И то оставил, как женщины падали в обморок от его огненного взора, и грозного голоса – уже тогда, когда он в клетке сидел. И человечность оставил: когда академик Рычков заплакал, вспоминая убитого Пугачёвым сына – симбирского коменданта – Пугачёв, сам заплакал. И трусливое его цепляние за жизнь оставил. Пугачёв заранее готовит себе пути к отступлению, бежит, бросив остатки своего войска и готов всех предать, чтобы спасти себя. И уже плененный, обреченный на мучительную казнь, все равно цеплялся за жизнь. На вопрос Рычкова, как он мог отважиться на такие великие злодеяния, встал и ответил: «Виноват перед Богом и Государыней и буду стараться заслужить все мои вины». Бессмысленное унижение, безнадежная надежда на помилование. А когда Панин ударил его по щеке в ответ на его иносказание про ворона, встал на колени.

«Пугачёв из «Истории Пугачёвского бунта» встает зверем, а не героем. Но даже и не природным зверем встает, ибо почти все его зверства – страх за жизнь, – а попустителем зверств, слабым до преступности человеком. (Ведь даже убийство Лысова – не месть за поднятую на него руку, а страх вторичного и уже смертного удара)», – пишет Марина Цветаева. – В Пугачёве Пушкин дал самое страшное очарование: зла, на минуту ставшего добром, всю свою самосилу (зла) перекинувшего на добро. Пушкин в своем Пугачёве дал нам неразрешимую загадку: злодеяния – и чистого сердца. Пушкин в Пугачёве дал нам доброго разбойника. И как же нам ему не поддаться, раз мы уже поддались – просто разбойнику? Дав нам такого Пугачёва, чему же поддался сам Пушкин? Высшему, что есть: поэту в себе. Непогрешимому чутью поэта на – пусть не бывшее, но могшее бы быть. Долженствовавшее бы быть. («По сему, что поэт есть творитель…»)

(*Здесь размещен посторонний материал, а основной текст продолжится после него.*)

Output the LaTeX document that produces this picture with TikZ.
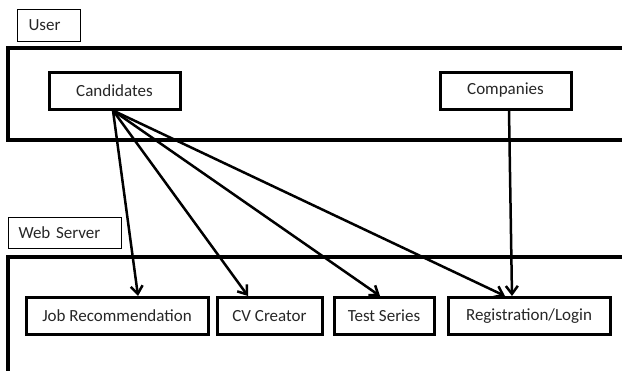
\documentclass[tikz,border=0pt]{standalone}
\usepackage{fontspec}
\setmainfont{Carlito}
\usepackage{tikz}
\usetikzlibrary{arrows.meta}

\tikzset{
  labelbox/.style={draw,line width=1pt,anchor=north west,inner xsep=11pt,
    align=left,minimum height=32pt,text=black!85},
  partbox/.style={draw,line width=3pt,minimum height=37pt,text=black!85},
  frameline/.style={line width=3.2pt},
  flow/.style={line width=2.5pt,-{Straight Barb[length=8pt,width=12pt,line width=2.5pt]}}
}

\begin{document}
\begin{tikzpicture}[x=1pt,y=-1pt,font=\fontsize{17}{19}\selectfont]
  \useasboundingbox (0,0) rectangle (622,370);
  % User side
  \node[labelbox,text width=41pt] (user) at (17,9) {User};
  \draw[frameline] (624,48) -- (8,48) -- (8,140) -- (624,140);
  \node[partbox,minimum width=131pt] (cand) at (114.5,90.5) {Candidates};
  \node[partbox,minimum width=131pt] (comp) at (505.5,90.5) {Companies};
  % Web server side
  \node[labelbox,text width=93pt,minimum height=31pt,inner xsep=10pt] (web) at (8,217) {Web Server};
  \draw[frameline] (624,257) -- (8,257) -- (8,372);
  \node[partbox,minimum width=182pt] (jobrec) at (117,316) {Job Recommendation};
  \node[partbox,minimum width=105pt] (cv) at (269.5,316) {CV Creator};
  \node[partbox,minimum width=100pt] (test) at (384,316) {Test Series};
  \node[partbox,minimum width=162pt] (reg) at (529,316) {Registration/Login};
  % Connectors
  \draw[flow] ([xshift=-1.5pt]cand.south) -- ([xshift=21pt]jobrec.north);
  \draw[flow] ([xshift=-1.5pt]cand.south) -- ([xshift=-21.5pt]cv.north);
  \draw[flow] ([xshift=-1.5pt]cand.south) -- ([xshift=-4pt]test.north);
  \draw[flow] ([xshift=-1.5pt]cand.south) -- ([xshift=-24pt]reg.north);
  \draw[flow] ([xshift=3.5pt]comp.south) -- ([xshift=-17pt]reg.north);
\end{tikzpicture}
\end{document}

«Тьмы низких истин нам дороже нас возвышающий обман». Это Пушкин сказал о Наполеоне. О Наполеоне сказал, а с Пугачёвым сделал. Нет низких истин и возвышающих обманов. Есть высокие истины и низкая ложь. Есть гениальное чутье художника, «ясновиденье».

«А и сильна же вещь – поэзия, раз все знание николаевского архива, саморучное, самочное знание и изыскание не смогли не только убить, но пригасить в поэте его яснозрение», – написала Цветаева. Она считает, что за время работы в архивах Пушкин с Пугачёвым «сжился» и чем больше его узнавал, тем тверже знал, видел – другое. «Сжился, но не разделался». Он к нам сюда, в Уральск, приехал, чтобы окончательно с ним, Пугачёвым, «разделаться». Он здесь поставил последнюю точку в «Капитанской дочке», которую еще не начал писать. Он здесь утвердился в своем чутье: не тот Пугачёв.

«Пушкин поступил как народ: он правду исправил, он правду о злодее – забыл, ту часть правды, несовместимую с любовью» (М. Цветаева).

Пугачёва, разоблаченного историей, Пушкин реабилитировал поэзией. Той же рукой, которой свергнул в историческом произведении, Пушкин вернул его на пьедестал в художественном. Пушкин-художник победил Пушкина-историка.

Выдающийся русский историк Ключевский сказал, что в «Капитанской дочке» «больше истории, чем в «Истории Пугачёвского бунта», которая кажется длинным объяснительным примечанием к роману».

180 лет назад Пушкин закончил роман. Это только кажется, что давно. В то время жили в Уральске Никита Савичев и Иосаф Железнов. А потом приезжали Лев Толстой и Короленко. А потом родились Николай Корсунов и Николай Чесноков. И если взяться за руки, то цепочка дотянется до Пушкина. А совсем недавно наш земляк Геннадий Доронин написал роман «Остров», и там герой попадает в Уральск 1833 года, в ту самую осень, когда Пушкин приезжал сюда, и он пытается предупредить поэта о дуэли…

Эх, чтобы ему задержаться здесь без «смутного волненья чего-то жаждущей души». Или в Болдино – сколько он там той осенью написал! И, наверное, злоба глодала петербургских завистников, которые спровоцировали ту дуэль. Но, может, когда-нибудь все-таки мы преобразуем зло в добро. Как Пушкин с Пугачёвым. Надо только взяться за руки – и дотянуться до Пушкина.